Some examples of models developed and maintain at JRC are:
- Model E: a series of partial and general equilibrium models targeted to address issues related to carbon-intensive sectors.
- GEM-E3 : an applied general equilibrium model that covers the interactions between the Economy, the Energy system and the Environment. It is well suited to evaluate climate and energy policies, as well as fiscal issues.
- The POLES model: a simulation model for the development of long-term (2050) energy supply and demand scenarios for the different regions of the world. The development of the model and of the corresponding scenario studies intends to fulfil five main objectives: detailed world energy system scenarios, strategic areas for emission control policies, analysis of technologies development, assessment of Marginal Abatement Costs for CO2 emissions and simulation of emission trading systems, and impacts on international markets and price feedback.

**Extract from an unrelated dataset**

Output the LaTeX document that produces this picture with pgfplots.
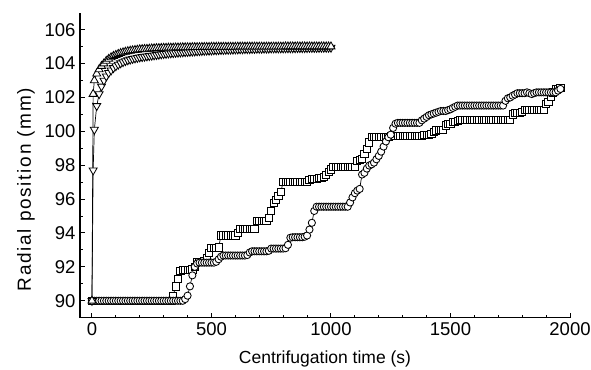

- The JRC-EU-TIMES is a linear optimisation bottom-up technology energy system model. It covers the EU28 energy system plus Norway, Switzerland, Iceland and the Balkan countries from 2005 to 2050, modelling technology uptake and deployment and its interaction with the energy infrastructure. The model considers both energy supply and demand and includes the following seven sectors: primary energy supply, electricity generation, industry, the residential sector, the commercial sector, agriculture and transport. The model is designed for analysing the role of energy technologies and their innovation for meeting Europe's energy and climate change related policy objectives. It models technology market uptake and their interaction with the energy infrastructure including storage options in an energy systems perspective. It is a relevant tool to support impact assessment studies in the energy policy field that require quantitative modelling at an energy system level with a high technology detail.